James Holloway III illustrates the value of extensive background experience in operational command at all levels. Carlisle Trost maintained readiness when many expensive programs had a call on the Navy’s budget and cultivated a broad array of connections and contacts. Leighton Smith’s pattern of honesty combined with an “aggressive, take-charge” disposition helped with his command of the NATO Bosnia campaign. Joseph Prueher’s background in Southeast Asia and flight experience proved invaluable in handling the 2001 EP-3 crisis with China.

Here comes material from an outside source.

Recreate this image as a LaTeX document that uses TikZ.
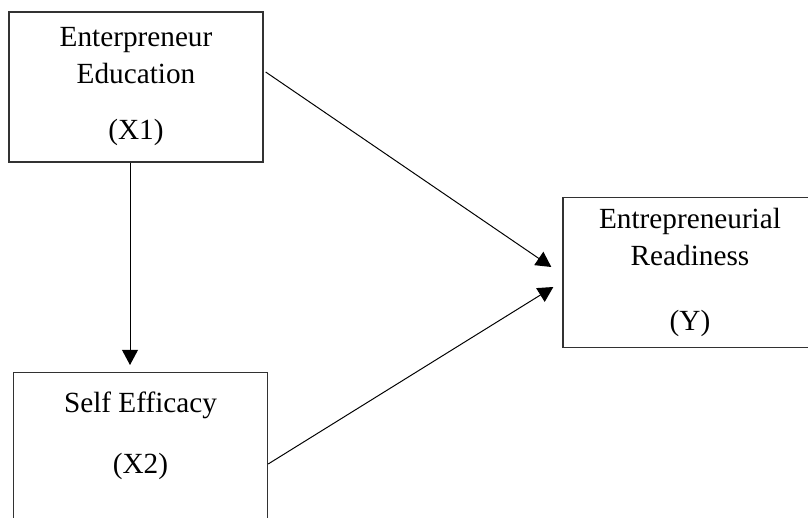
\documentclass[tikz,border=0pt]{standalone}
\usepackage{fontspec}
\setmainfont{Liberation Serif}
\usetikzlibrary{positioning,arrows.meta,calc}
\definecolor{pathLine}{RGB}{0,0,0}
\definecolor{boxLine}{RGB}{50,50,50}
\tikzset{
    base/.style={font=\fontsize{20.8pt}{26.3pt}\selectfont, align=center},
    factorBox/.style={base, rectangle, draw=boxLine, line width=0.9pt,
                     minimum width=6.35cm, minimum height=3.75cm, inner sep=0pt},
    flow/.style={-{Triangle[length=3.8mm, width=4mm]}, line width=0.7pt, color=pathLine}
}
\begin{document}
\begin{tikzpicture}[x=0.025cm, y=-0.025cm]
  \useasboundingbox (0,0) rectangle (808,518);
  \node[factorBox] (education) at (136,87) {Enterpreneur\\ Education\\[0.475cm] (X1)};
  \node[factorBox] (readiness) at (690,272.5) {Entrepreneurial\\ Readiness\\[0.7cm] (Y)};
  \node[factorBox, anchor=north, inner ysep=0.475cm, text depth=3cm] (efficacy) at (140.5,372) {Self Efficacy\\[0.6cm] (X2)};

  \coordinate (drop) at ([xshift=-0.15cm]education.south);
  \draw[flow, shorten >=0.175cm] (drop) -- (drop |- efficacy.north);
  \draw[flow] ($(education.east)+(2,-15)$) -- ($(readiness.west)+(-11,-5.5)$);
  \draw[flow] ($(efficacy.north east)+(0,92)$) -- ($(readiness.west)+(-9,14.5)$);
\end{tikzpicture}
\end{document}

This reviewer identified several themes that were particularly visible in many of the admirals surveyed: the ability to work well with foreign officers, a willingness to present views forcefully, and skill in cultivating a large range of contacts both in and out of government service. A final short essay by the editors ties together the biographies. The editors note the shift in the 20th century from a purely naval command style to a system that almost necessarily involved foreign nations. The difference between operational leadership, exercised on the theater level, and strategic leadership, exercised on the national level, is highlighted. Given the focus of many of the early essays on the Pacific campaign, the editors argue that this campaign was a clear demonstration of skilled operational leadership guided by effective strategic planning and oversight. A final comment on the post-Annapolis education of many of the admirals surveyed is welcome, though perhaps expected.

On the whole this engaging work highlights many of the lesser known successful commanders in the 20th century U.S. Navy and the leadership qualities that aided them in their success.

Corbin Williamson is a graduate student at Texas Tech University with an interest in U.S. Navy public relations in the interwar (1920s-30s) period.